Give us a break. Reno, if anything, has been remarkably restrained during this standoff between Elian's Miami relatives and his Cuban father, Juan Miguel Gonzalez. Reno had the legal authority to have the boy turned over to his father much sooner, but she had hoped to resolve this without the use of force. She tried repeatedly to reach a peaceful resolution but the relatives wouldn't negotiate in good faith, refusing to let the father take custody of the boy until the courts decide whether Elian should be allowed to return to Cuba with his father.

Meanwhile, House Speaker Dennis Hastert, R-Ill., who wants hearings on the issue, condemned the government agents for carrying automatic weapons during the raid. The relatives themselves decried the use of force, saying that they were still negotiating to turn over the child. Despite these characterizations, Reno was left with no other choice. Because of their intransigence, and reports that there might be weapons in and near the relatives' home, the agents were right to carry weapons in order to defend themselves. Don't forget that at every step of the way, the relatives flouted the law. It was the relatives, not Reno, who created the dangerous environment. There would have been no need for the raid if they had simply turned the boy over to his father.

What should have been a simple matter got mixed up in international politics and the outdated way society treats fathers. If Elian had been from any other nation, and his mother had died in an attempt to reach the United States, he would have been returned immediately. Or, if it was his father who had died in the crossing and his mother who was left behind in Cuba, there would have been no question that he should be returned to his homeland.

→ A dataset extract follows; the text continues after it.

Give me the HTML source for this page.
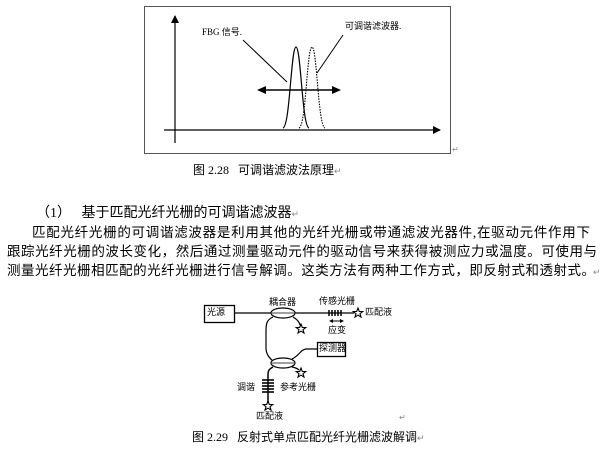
<!DOCTYPE html>
<html><head><meta charset="utf-8"><style>
body{margin:0;width:609px;height:456px;background:#fff;position:relative;overflow:hidden;font-family:"Liberation Serif","Noto Sans CJK SC",sans-serif;color:#000}
.t{position:absolute;white-space:nowrap;line-height:1}
.p{position:absolute;font-size:14px;line-height:1;white-space:nowrap}
.j{text-align:justify;text-align-last:justify;white-space:normal;height:15px;overflow:visible;font-size:13.5px}
svg{position:absolute;left:0;top:0}
</style></head><body>
<svg width="609" height="456" viewBox="0 0 609 456">
<defs><marker id="a" markerWidth="8" markerHeight="8" refX="7" refY="4" orient="auto" markerUnits="userSpaceOnUse"><path d="M0,0 L8,4 L0,8 z" fill="#000"/></marker></defs>
<rect x="144.5" y="6.5" width="306" height="147" fill="none" stroke="#555" stroke-width="1"/>
<line x1="175" y1="143" x2="175" y2="16" stroke="#000" stroke-width="1.2" marker-end="url(#a)"/>
<line x1="164" y1="130" x2="440" y2="130" stroke="#000" stroke-width="1.2" marker-end="url(#a)"/>
<path d="M283,128 C290,126 291,47 296,47 C301,47 302,126 309,128" fill="none" stroke="#000" stroke-width="1.2"/>
<path d="M299,128 C306,126 307,47 312,47 C317,47 318,126 325,128" fill="none" stroke="#000" stroke-width="1.1" stroke-dasharray="1.5,1.2"/>
<line x1="265" y1="90" x2="333" y2="90" stroke="#000" stroke-width="1.4"/>
<path d="M257,90 L266,86 L266,94z M341,90 L332,86 L332,94z" fill="#000"/>
<line x1="243" y1="40" x2="287" y2="82" stroke="#000" stroke-width="1"/>
<line x1="343" y1="35" x2="317" y2="73" stroke="#000" stroke-width="1"/>
<rect x="204.5" y="305.5" width="30" height="17" fill="none" stroke="#000" stroke-width="1.3"/>
<line x1="235" y1="313" x2="354" y2="313" stroke="#000" stroke-width="1.2"/>
<ellipse cx="283" cy="313" rx="12" ry="5" fill="#fff" stroke="#000" stroke-width="1.2"/>
<line x1="272" y1="313" x2="294" y2="313" stroke="#000" stroke-width="0.8"/>
<path d="M273,317 C266,320 266,325 266,332 L266,348 C266,356 272,360 274,362" fill="none" stroke="#000" stroke-width="1.2"/>
<path d="M293,317 C298,320 299,322 300,325" fill="none" stroke="#000" stroke-width="1.2"/>
<g stroke="#000" stroke-width="1.5"><line x1="329" y1="310" x2="329" y2="316"/><line x1="332" y1="310" x2="332" y2="316"/><line x1="335" y1="310" x2="335" y2="316"/><line x1="338" y1="310" x2="338" y2="316"/><line x1="341" y1="310" x2="341" y2="316"/></g>
<line x1="332" y1="321" x2="341" y2="321" stroke="#000" stroke-width="1"/>
<path d="M329,321 L333,319 L333,323z M344,321 L340,319 L340,323z" fill="#000"/>
<rect x="317.5" y="342.5" width="28" height="14" fill="none" stroke="#000" stroke-width="1.3"/>
<path d="M292,359 C300,355 300,350 306,349 L317,349" fill="none" stroke="#000" stroke-width="1.2"/>
<ellipse cx="283" cy="363" rx="12" ry="5" fill="#fff" stroke="#000" stroke-width="1.2"/>
<line x1="272" y1="363" x2="294" y2="363" stroke="#000" stroke-width="0.8"/>
<path d="M292,367 C297,368 298,369 299,370" fill="none" stroke="#000" stroke-width="1.2"/>
<path d="M273,367 C269,369 268,371 268,374 L268,402" fill="none" stroke="#000" stroke-width="1.5"/>
<g stroke="#000" stroke-width="1.6"><line x1="262" y1="380" x2="274" y2="380"/><line x1="262" y1="383" x2="274" y2="383"/><line x1="262" y1="386" x2="274" y2="386"/><line x1="262" y1="389" x2="274" y2="389"/><line x1="262" y1="392" x2="274" y2="392"/></g>
<g fill="#fff" stroke="#000" stroke-width="1.1">
<path transform="translate(358,313)" d="M0,-5 L1.3,-1.6 L4.8,-1.5 L2,0.7 L3,4.1 L0,2.1 L-3,4.1 L-2,0.7 L-4.8,-1.5 L-1.3,-1.6z"/>
<path transform="translate(301,329)" d="M0,-5 L1.3,-1.6 L4.8,-1.5 L2,0.7 L3,4.1 L0,2.1 L-3,4.1 L-2,0.7 L-4.8,-1.5 L-1.3,-1.6z"/>
<path transform="translate(301,373)" d="M0,-5 L1.3,-1.6 L4.8,-1.5 L2,0.7 L3,4.1 L0,2.1 L-3,4.1 L-2,0.7 L-4.8,-1.5 L-1.3,-1.6z"/>
<path transform="translate(268,406)" d="M0,-5 L1.3,-1.6 L4.8,-1.5 L2,0.7 L3,4.1 L0,2.1 L-3,4.1 L-2,0.7 L-4.8,-1.5 L-1.3,-1.6z"/>
</g>
</svg>
<div class="t" style="left:202px;top:28px;font-size:9px">FBG 信号.</div>
<div class="t" style="left:345px;top:22px;font-size:9px">可调谐滤波器.</div>
<div class="t" style="left:452px;top:146px;font-size:8px;color:#888">↵</div>
<div class="t" style="left:193px;top:164px;font-size:12px">图 2.28 &nbsp; 可调谐滤波法原理<span style="color:#888;font-size:9px">↵</span></div>
<div class="p" style="left:36px;top:207px">（1） &nbsp; 基于匹配光纤光栅的可调谐滤波器<span style="color:#888;font-size:9px">↵</span></div>
<div class="p j" style="left:32px;top:226px;width:558px">匹配光纤光栅的可调谐滤波器是利用其他的光纤光栅或带通滤波光器件,在驱动元件作用下</div>
<div class="p j" style="left:7px;top:245px;width:590px">跟踪光纤光栅的波长变化，然后通过测量驱动元件的驱动信号来获得被测应力或温度。可使用与</div>
<div class="p j" style="left:7px;top:264px;width:588px">测量光纤光栅相匹配的光纤光栅进行信号解调。这类方法有两种工作方式，即反射式和透射式。</div>
<div class="t" style="left:593px;top:268px;font-size:9px;color:#888">↵</div>
<div class="t" style="left:207px;top:308px;font-size:9px">光源</div>
<div class="t" style="left:269px;top:298px;font-size:9px">耦合器</div>
<div class="t" style="left:319px;top:297px;font-size:9px">传感光栅</div>
<div class="t" style="left:328px;top:326px;font-size:9px">应变</div>
<div class="t" style="left:365px;top:308px;font-size:9px">匹配液</div>
<div class="t" style="left:319px;top:344px;font-size:9px">探测器</div>
<div class="t" style="left:237px;top:383px;font-size:9px">调谐</div>
<div class="t" style="left:280px;top:383px;font-size:9px">参考光栅</div>
<div class="t" style="left:256px;top:412px;font-size:9px">匹配液</div>
<div class="t" style="left:399px;top:414px;font-size:8px;color:#888">↵</div>
<div class="t" style="left:192px;top:431px;font-size:12px">图 2.29 &nbsp; 反射式单点匹配光纤光栅滤波解调<span style="color:#888;font-size:9px">↵</span></div>
</body></html>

While the Republican congressional leadership wants to hold hearings on Elian, they should give this a rest. Fortunately the boy is now back with his father, which is the way this should have been handled from the start. What is needed now is for the boy and his father to have some time together -- away from the glare of the media circus in Miami that his relatives helped foster, a situation which has done nothing but harm the child.